== The request ==
Skipping all pictures, set down the lines of the listing from the first through the one with "1600, 1800, 2000];".

== Supplied information ==
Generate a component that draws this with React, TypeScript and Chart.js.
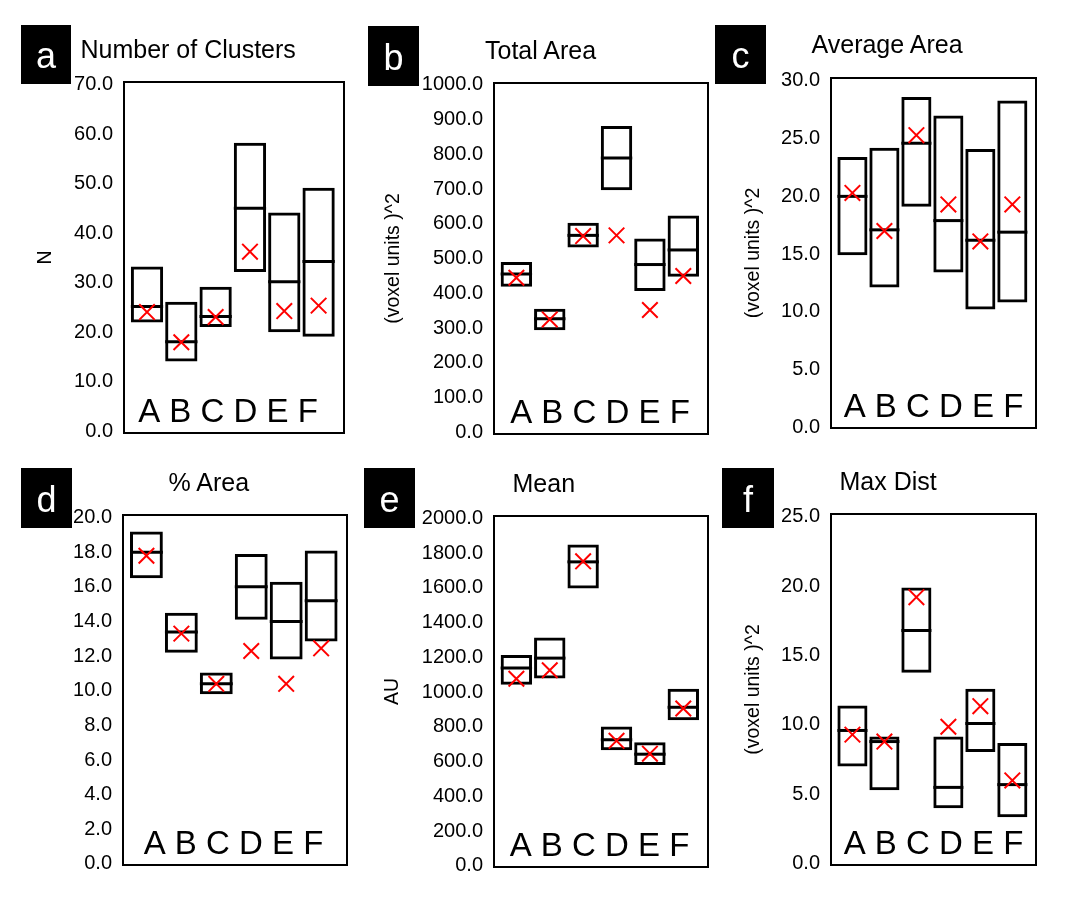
import React, { useEffect, useRef } from 'react';
import { Chart, registerables } from 'chart.js';

Chart.register(...registerables);

const FONT = "'Liberation Sans', Arial, Helvetica, sans-serif";

// ---------- data ----------
const categories = ['A', 'B', 'C', 'D', 'E', 'F'];

// a: Number of Clusters
const aLow = [22.0, 14.1, 21.1, 32.2, 20.0, 19.1];
const aHigh = [33.3, 26.2, 29.2, 58.3, 44.2, 49.2];
const aMedian = [25.2, 18.1, 23.2, 45.1, 30.2, 34.3];
const aMean = [24.1, 18.0, 23.1, 36.3, 24.3, 25.4];
const aTicks = [0, 10, 20, 30, 40, 50, 60, 70];

// b: Total Area
const bLow = [419, 294, 532, 697, 407, 448];
const bHigh = [490, 356, 603, 882, 558, 624];
const bMedian = [456, 327, 567, 790, 483, 525];
const bMean = [445, 325, 565, 567, 352, 450];
const bTicks = [0, 100, 200, 300, 400, 500, 600, 700, 800, 900, 1000];

// c: Average Area
const cLow = [14.9, 12.1, 19.1, 13.4, 10.2, 10.8];
const cHigh = [23.4, 24.2, 28.6, 27.0, 24.1, 28.3];
const cMedian = [20.0, 17.1, 24.6, 17.9, 16.2, 16.9];
const cMean = [20.3, 17.0, 25.3, 19.3, 16.1, 19.3];
const cTicks = [0, 5, 10, 15, 20, 25, 30];

// d: % Area
const dLow = [16.5, 12.2, 9.8, 14.1, 11.8, 12.85];
const dHigh = [19.2, 14.5, 11.05, 17.9, 16.3, 18.1];
const dMedian = [18.0, 13.4, 10.4, 16.0, 14.0, 15.2];
const dMean = [17.8, 13.3, 10.4, 12.3, 10.4, 12.45];
const dTicks = [0, 2, 4, 6, 8, 10, 12, 14, 16, 18, 20];

// e: Mean
const eLow = [1041, 1078, 1595, 664, 580, 837];
const eHigh = [1213, 1313, 1849, 801, 711, 1018];
const eMedian = [1138, 1195, 1749, 725, 642, 912];
const eMean = [1076, 1125, 1752, 719, 645, 905];
const eTicks = [0, 200, 400, 600, 800, 1000, 1200, 1400, 1600, 1800, 2000];

// f: Max Dist
const fLow = [7.0, 5.3, 13.75, 4.0, 8.05, 3.35];
const fHigh = [11.4, 9.16, 19.9, 9.16, 12.6, 8.7];
const fMedian = [9.6, 8.8, 16.8, 5.5, 10.1, 5.7];
const fMean = [9.3, 8.8, 19.2, 9.87, 11.35, 6.0];
const fTicks = [0, 5, 10, 15, 20, 25];

const VOXEL = '(voxel units )^2';

// ---------- layout (positions / styles) ----------
type Spec = {
  badge: string;
  title: string;
  yTitle: string;
  low: number[];
  high: number[];
  median: number[];
  mean: number[];
  ticks: number[];
  yMin: number;
  yMax: number;
  frame: [number, number, number, number]; // L T R B
  origin: [number, number];
  titlePos: [number, number]; // left, baseline
  yTitlePad: number;
  badgeBox: [number, number, number, number];
  labelShift: number;
};

const PANELS: Spec[] = [
  {
    badge: 'a', title: 'Number of Clusters', yTitle: 'N',
    low: aLow, high: aHigh, median: aMedian, mean: aMean, ticks: aTicks,
    yMin: -0.34, yMax: 70.59,
    frame: [124, 82, 344, 440], origin: [0, 0],
    titlePos: [80.5, 58.3], yTitlePad: 33.5, badgeBox: [21, 25, 50, 59], labelShift: -6,
  },
  {
    badge: 'b', title: 'Total Area', yTitle: VOXEL,
    low: bLow, high: bHigh, median: bMedian, mean: bMean, ticks: bTicks,
    yMin: -4.8, yMax: 1005.6,
    frame: [494, 83, 708, 441], origin: [360, 0],
    titlePos: [485, 59.3], yTitlePad: 22, badgeBox: [368, 26, 51, 60], labelShift: -1,
  },
  {
    badge: 'c', title: 'Average Area', yTitle: VOXEL,
    low: cLow, high: cHigh, median: cMedian, mean: cMean, ticks: cTicks,
    yMin: -0.06, yMax: 30.25,
    frame: [831, 78, 1036, 435], origin: [715, 0],
    titlePos: [811.5, 53.3], yTitlePad: 27, badgeBox: [715, 25, 51, 59], labelShift: 0,
  },
  {
    badge: 'd', title: '% Area', yTitle: '',
    low: dLow, high: dHigh, median: dMedian, mean: dMean, ticks: dTicks,
    yMin: -0.06, yMax: 20.15,
    frame: [123, 515, 347, 872], origin: [0, 455],
    titlePos: [168.5, 490.7], yTitlePad: 20, badgeBox: [21, 468, 51, 60], labelShift: -1.5,
  },
  {
    badge: 'e', title: 'Mean', yTitle: 'AU',
    low: eLow, high: eHigh, median: eMedian, mean: eMean, ticks: eTicks,
    yMin: -7.3, yMax: 2013,
    frame: [494, 516, 708, 874], origin: [360, 455],
    titlePos: [512.5, 492.3], yTitlePad: 21, badgeBox: [364, 468, 51, 60], labelShift: -1.5,
  },
  {
    badge: 'f', title: 'Max Dist', yTitle: VOXEL,
    low: fLow, high: fHigh, median: fMedian, mean: fMean, ticks: fTicks,
    yMin: -0.09, yMax: 25.19,
    frame: [831, 514, 1036, 872], origin: [715, 455],
    titlePos: [839.5, 490], yTitlePad: 27, badgeBox: [722, 468, 52, 60], labelShift: 0,
  },
];

const X_MIN = -0.67;
const X_MAX = 5.74;
const BAR_PCT = 0.94;
const PAD_R = 6;
const PAD_B = 16;

const frameAndLabels = {
  id: 'frameAndLabels',
  beforeDatasetsDraw(chart: any, _args: any, opts: any) {
    const { ctx, chartArea } = chart;
    const { left, top, right, bottom } = chartArea;
    ctx.save();
    ctx.strokeStyle = '#000';
    ctx.lineWidth = 2;
    ctx.strokeRect(left, top, right - left, bottom - top);
    ctx.fillStyle = '#000';
    ctx.font = `33px ${FONT}`;
    ctx.textAlign = 'center';
    ctx.textBaseline = 'alphabetic';
    const cx = (left + right) / 2 + (opts.shift || 0);
    ctx.fillText(categories.join(' '), cx, bottom - 11);
    ctx.restore();
  },
};

function Panel({ spec }: { spec: Spec }) {
  const ref = useRef<HTMLCanvasElement>(null);
  const [L, T, R, B] = spec.frame;
  const [ox, oy] = spec.origin;
  const w = R - ox + PAD_R;
  const h = B - oy + PAD_B;
  const axisW = L - ox;

  useEffect(() => {
    if (!ref.current) return;
    const halfBar = (ctx: any) => {
      const s = ctx.chart.scales.x;
      if (!s) return 15;
      return ((s.getPixelForValue(1) - s.getPixelForValue(0)) * BAR_PCT) / 2;
    };
    const chart = new Chart(ref.current, {
      type: 'bar',
      data: {
        datasets: [
          {
            type: 'scatter',
            label: 'mean',
            data: spec.mean.map((v, i) => ({ x: i, y: v })),
            pointStyle: 'crossRot',
            pointRadius: 11,
            pointBorderWidth: 2,
            pointBorderColor: '#ff0000',
            pointBackgroundColor: '#ff0000',
            order: 0,
          } as any,
          {
            type: 'scatter',
            label: 'median',
            data: spec.median.map((v, i) => ({ x: i, y: v })),
            pointStyle: 'line',
            pointRadius: halfBar,
            pointBorderWidth: 3,
            pointBorderColor: '#000',
            order: 1,
          } as any,
          {
            type: 'bar',
            label: 'range',
            data: spec.low.map((v, i) => ({ x: i, y: [v, spec.high[i]] })),
            backgroundColor: 'rgba(0,0,0,0)',
            borderColor: '#000',
            borderWidth: 3,
            borderSkipped: false,
            barPercentage: BAR_PCT,
            categoryPercentage: 1,
            order: 2,
          } as any,
        ],
      },
      options: {
        animation: false,
        responsive: false,
        events: [],
        layout: {
          autoPadding: false,
          padding: { left: 0, top: T - oy, right: PAD_R, bottom: PAD_B },
        },
        plugins: {
          legend: { display: false },
          tooltip: { enabled: false },
          title: { display: false },
          frameAndLabels: { shift: spec.labelShift },
        } as any,
        scales: {
          x: {
            type: 'linear',
            min: X_MIN,
            max: X_MAX,
            display: false,
            offset: false,
            grid: { display: false, drawTicks: false },
            afterBuildTicks: (axis: any) => {
              axis.ticks = categories.map((_, i) => ({ value: i }));
            },
          },
          y: {
            type: 'linear',
            min: spec.yMin,
            max: spec.yMax,
            grid: { display: false, drawTicks: false },
            border: { display: false },
            afterBuildTicks: (axis: any) => {
              axis.ticks = spec.ticks.map((v) => ({ value: v }));
            },
            afterFit: (scale: any) => {
              scale.width = axisW;
            },
            ticks: {
              autoSkip: false,
              padding: 11,
              color: '#000',
              font: { family: FONT, size: 20 },
              callback: (v: any) => Number(v).toFixed(1),
            },
            title: {
              display: spec.yTitle !== '',
              text: spec.yTitle,
              color: '#000',
              font: { family: FONT, size: 19.5 },
              padding: { top: spec.yTitlePad, bottom: 0 },
            },
          },
        },
      } as any,
      plugins: [frameAndLabels],
    });
    return () => chart.destroy();
  }, []);

  const [bx, by, bw, bh] = spec.badgeBox;
  const [tl, tb] = spec.titlePos;

  return (
    <>
      <canvas
        ref={ref}
        width={w}
        height={h}
        style={{ position: 'absolute', left: ox, top: oy, width: w, height: h }}
      />
      <div
        style={{
          position: 'absolute', left: bx, top: by, width: bw, height: bh,
          background: '#000',
        }}
      >
        <span
          style={{
            position: 'absolute', left: 0, width: bw, textAlign: 'center',
            top: bh - 16 - 30.5, fontFamily: FONT, fontSize: 36, lineHeight: '36px',
            color: '#fff',
          }}
        >
          {spec.badge}
        </span>
      </div>
      <div
        style={{
          position: 'absolute', left: tl, top: tb - 21.2, fontFamily: FONT,
          fontSize: 25, lineHeight: '25px', color: '#000', whiteSpace: 'nowrap',
        }}
      >
        {spec.title}
      </div>
    </>
  );
}

export default function App() {
  return (
    <div
      style={{
        position: 'absolute', left: 0, top: 0, width: 1076, height: 912,
        background: '#fff', overflow: 'hidden',
      }}
    >
      {PANELS.map((p) => (
        <Panel key={p.badge} spec={p} />
      ))}
    </div>
  );
}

== Solution below ==
Generate a component that draws this with React, TypeScript and Chart.js.
import React, { useEffect, useRef } from 'react';
import { Chart, registerables } from 'chart.js';

Chart.register(...registerables);

const FONT = "'Liberation Sans', Arial, Helvetica, sans-serif";

// ---------- data ----------
const categories = ['A', 'B', 'C', 'D', 'E', 'F'];

// a: Number of Clusters
const aLow = [22.0, 14.1, 21.1, 32.2, 20.0, 19.1];
const aHigh = [33.3, 26.2, 29.2, 58.3, 44.2, 49.2];
const aMedian = [25.2, 18.1, 23.2, 45.1, 30.2, 34.3];
const aMean = [24.1, 18.0, 23.1, 36.3, 24.3, 25.4];
const aTicks = [0, 10, 20, 30, 40, 50, 60, 70];

// b: Total Area
const bLow = [419, 294, 532, 697, 407, 448];
const bHigh = [490, 356, 603, 882, 558, 624];
const bMedian = [456, 327, 567, 790, 483, 525];
const bMean = [445, 325, 565, 567, 352, 450];
const bTicks = [0, 100, 200, 300, 400, 500, 600, 700, 800, 900, 1000];

// c: Average Area
const cLow = [14.9, 12.1, 19.1, 13.4, 10.2, 10.8];
const cHigh = [23.4, 24.2, 28.6, 27.0, 24.1, 28.3];
const cMedian = [20.0, 17.1, 24.6, 17.9, 16.2, 16.9];
const cMean = [20.3, 17.0, 25.3, 19.3, 16.1, 19.3];
const cTicks = [0, 5, 10, 15, 20, 25, 30];

// d: % Area
const dLow = [16.5, 12.2, 9.8, 14.1, 11.8, 12.85];
const dHigh = [19.2, 14.5, 11.05, 17.9, 16.3, 18.1];
const dMedian = [18.0, 13.4, 10.4, 16.0, 14.0, 15.2];
const dMean = [17.8, 13.3, 10.4, 12.3, 10.4, 12.45];
const dTicks = [0, 2, 4, 6, 8, 10, 12, 14, 16, 18, 20];

// e: Mean
const eLow = [1041, 1078, 1595, 664, 580, 837];
const eHigh = [1213, 1313, 1849, 801, 711, 1018];
const eMedian = [1138, 1195, 1749, 725, 642, 912];
const eMean = [1076, 1125, 1752, 719, 645, 905];
const eTicks = [0, 200, 400, 600, 800, 1000, 1200, 1400, 1600, 1800, 2000];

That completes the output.